Coordination Among Central Banks Not Critical to CBDC Rollout: Bank of Canada Director
Central banks across the world have been trying to work on their respective Central Bank Digital Currency (CBDC) projects and while several nations believe that there should be consensus on aspects like CBDC design, Canada’s central bank is of the belief that roll-out efforts don’t require coordination between nations. Dinesh Shah, the director of the Bank of Canada (BOC) has stressed that since the roll-out of CBDCs don’t necessarily point toward the need for blockchain technology at its core, a consensus is “not a central focus” unless cross-border payments are what the respective banks are on the lookout for.

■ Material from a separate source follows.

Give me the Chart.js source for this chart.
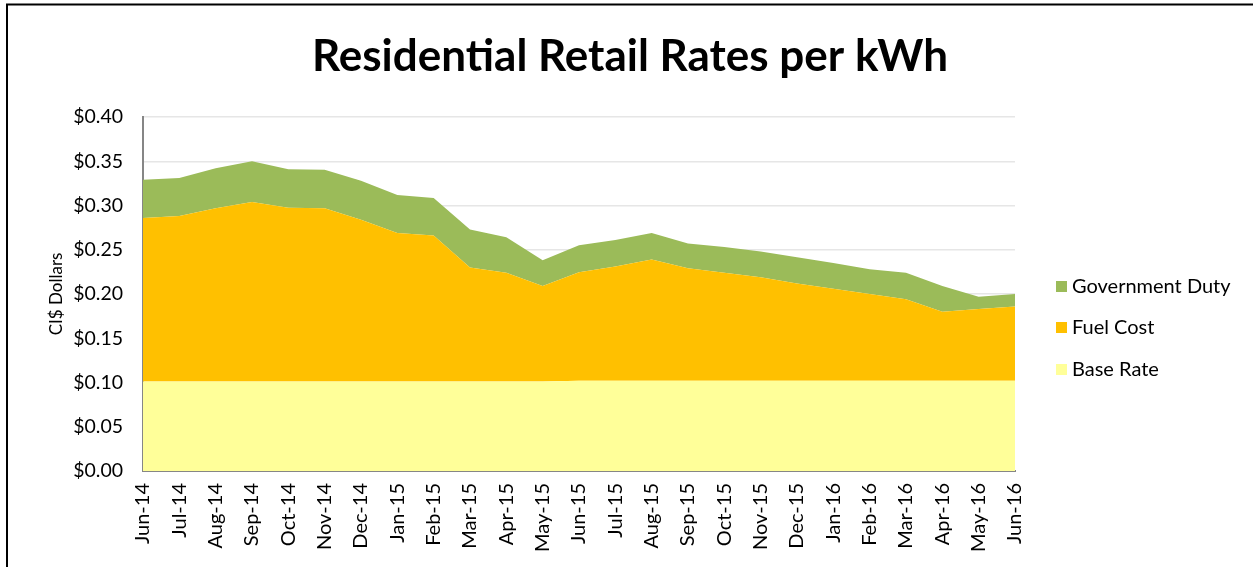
<!DOCTYPE html>
<html>
<head>
<meta charset="utf-8">
<script src="https://cdn.jsdelivr.net/npm/chart.js@4.4.1/dist/chart.umd.min.js"></script>
<style>
  html, body { margin: 0; padding: 0; background: #fff; }
  #wrap { position: relative; width: 1253px; height: 567px; }
  canvas { display: block; }
</style>
</head>
<body>
<div id="wrap"><canvas id="c" width="1253" height="567"></canvas></div>
<script>
const categories = ["Jun-14","Jul-14","Aug-14","Sep-14","Oct-14","Nov-14","Dec-14","Jan-15","Feb-15","Mar-15","Apr-15","May-15","Jun-15","Jul-15","Aug-15","Sep-15","Oct-15","Nov-15","Dec-15","Jan-16","Feb-16","Mar-16","Apr-16","May-16","Jun-16"];
const baseRate = [0.101,0.101,0.101,0.101,0.101,0.101,0.101,0.101,0.101,0.101,0.101,0.101,0.102,0.102,0.102,0.102,0.102,0.102,0.102,0.102,0.102,0.102,0.102,0.102,0.102];
const fuelCost = [0.185,0.187,0.196,0.203,0.1965,0.196,0.183,0.168,0.165,0.129,0.123,0.108,0.1225,0.129,0.137,0.127,0.122,0.117,0.110,0.104,0.098,0.092,0.078,0.081,0.084];
const governmentDuty = [0.043,0.043,0.045,0.046,0.0435,0.0435,0.044,0.043,0.0425,0.043,0.040,0.029,0.0305,0.030,0.030,0.028,0.029,0.029,0.0295,0.029,0.028,0.030,0.029,0.014,0.014];
const yTicks = [0,0.05,0.10,0.15,0.20,0.25,0.30,0.35,0.40];
const chartTitle = 'Residential Retail Rates per kWh';

const FONT = "Lato, 'Open Sans', sans-serif";

const framePlugin = {
  id: 'frame',
  beforeDraw(chart) {
    const ctx = chart.ctx;
    ctx.save();
    ctx.fillStyle = '#ffffff';
    ctx.fillRect(0, 0, chart.width, chart.height);
    ctx.restore();
  },
  afterDraw(chart) {
    const ctx = chart.ctx;
    ctx.save();
    ctx.strokeStyle = '#000000';
    ctx.lineWidth = 2;
    ctx.beginPath();
    ctx.moveTo(7, chart.height);
    ctx.lineTo(7, 4.5);
    ctx.lineTo(chart.width, 4.5);
    ctx.stroke();
    // title
    ctx.fillStyle = '#000000';
    ctx.font = "bold 44px " + FONT;
    ctx.textAlign = 'center';
    ctx.textBaseline = 'middle';
    ctx.fillText(chartTitle, 630, 57);
    ctx.restore();
  }
};

const legendPlugin = {
  id: 'sideLegend',
  afterDraw(chart) {
    const ctx = chart.ctx;
    const ds = chart.data.datasets;
    const order = [2, 1, 0];
    const ys = [287, 328, 370];
    ctx.save();
    ctx.font = "20px " + FONT;
    ctx.textBaseline = 'middle';
    ctx.textAlign = 'left';
    order.forEach((i, k) => {
      ctx.fillStyle = ds[i].backgroundColor;
      ctx.fillRect(1056, ys[k] - 6, 11, 11);
      ctx.fillStyle = '#000000';
      ctx.fillText(ds[i].label, 1072, ys[k]);
    });
    ctx.restore();
  }
};

new Chart(document.getElementById('c'), {
  type: 'line',
  data: {
    labels: categories,
    datasets: [
      { label: 'Base Rate', data: baseRate, backgroundColor: '#FFFF99', borderWidth: 0, fill: 'origin', pointRadius: 0 },
      { label: 'Fuel Cost', data: fuelCost, backgroundColor: '#FFC000', borderWidth: 0, fill: '-1', pointRadius: 0 },
      { label: 'Government Duty', data: governmentDuty, backgroundColor: '#9BBB59', borderWidth: 0, fill: '-1', pointRadius: 0 }
    ]
  },
  options: {
    responsive: false,
    animation: false,
    layout: { padding: { left: 46, right: 238, top: 117, bottom: 0 }, autoPadding: false },
    plugins: {
      legend: { display: false },
      tooltip: { enabled: false },
      title: { display: false }
    },
    elements: { line: { tension: 0 } },
    scales: {
      x: {
        type: 'category',
        offset: false,
        grid: { display: false, drawTicks: false },
        border: { display: true, color: '#868686', width: 2 },
        ticks: {
          color: '#000000',
          font: { family: FONT, size: 20 },
          minRotation: 90, maxRotation: 90,
          autoSkip: false,
          padding: 12
        },
        afterFit(scale) { scale.height = 96; }
      },
      y: {
        stacked: true,
        min: 0, max: 0.4,
        afterBuildTicks(scale) { scale.ticks = yTicks.map(v => ({ value: v })); },
        grid: { color: '#E6E6E6', lineWidth: 1.5, drawTicks: false },
        border: { display: true, color: '#868686', width: 2 },
        ticks: {
          color: '#000000',
          font: { family: FONT, size: 19.5 },
          padding: 20,
          callback: v => '$' + Number(v).toFixed(2)
        },
        title: {
          display: true,
          text: 'CI$ Dollars',
          color: '#000000',
          font: { family: FONT, size: 17 },
          padding: { top: 0, bottom: 0 }
        },
        afterFit(scale) { scale.width = 97; }
      }
    }
  },
  plugins: [framePlugin, legendPlugin]
});
</script>
</body>
</html>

Speaking to The Block in an interview Shah says that decisions regarding a CBDC are specific to individual countries due to their differing payment systems.
In 2020, officials from the Bank of International Settlements and the Bank of England announced that they would oversee a group of six central banks, including the BOC, as they pool together research on CBDC use cases. Referring to the group of six central banks and their plans, Shah noted that its existence was to serve as a research pool. “Even if there’s no consensus, that open sharing of ideas is very valuable,” he says.
Shah stressed that a Canadian CBDC launch is still a fair while away. The BOC director states that talks are still so much in the nascent stage that the role of blockchain technology in designing any CBDC is still to be defined. Blockchain technology “is not a given but it’s still on our list of potentials,” he says, noting that he has displayed some scepticism in the past about its fit with a retail CBDC.
Shah’s comments also arrive after the Bank of Canada and the Massachusetts Institute of Technology (MIT) recently agreed to collaborate on CBDC research.
Meanwhile, the president of the Central Bank of Brazil has confirmed (via CoinTelegraph) that the country’s sovereign digital currency pilot will go live this year.
Speaking at an event presented on April 11, Roberto Campos Neto, president of the Central Bank of Brazil said that the project will digitise the Brazilian real “without creating a break in the banks’ balance sheets.” He added that the digital currency will be guaranteed by the Brazilian real and that banks will be able to issue stablecoins on top of deposits.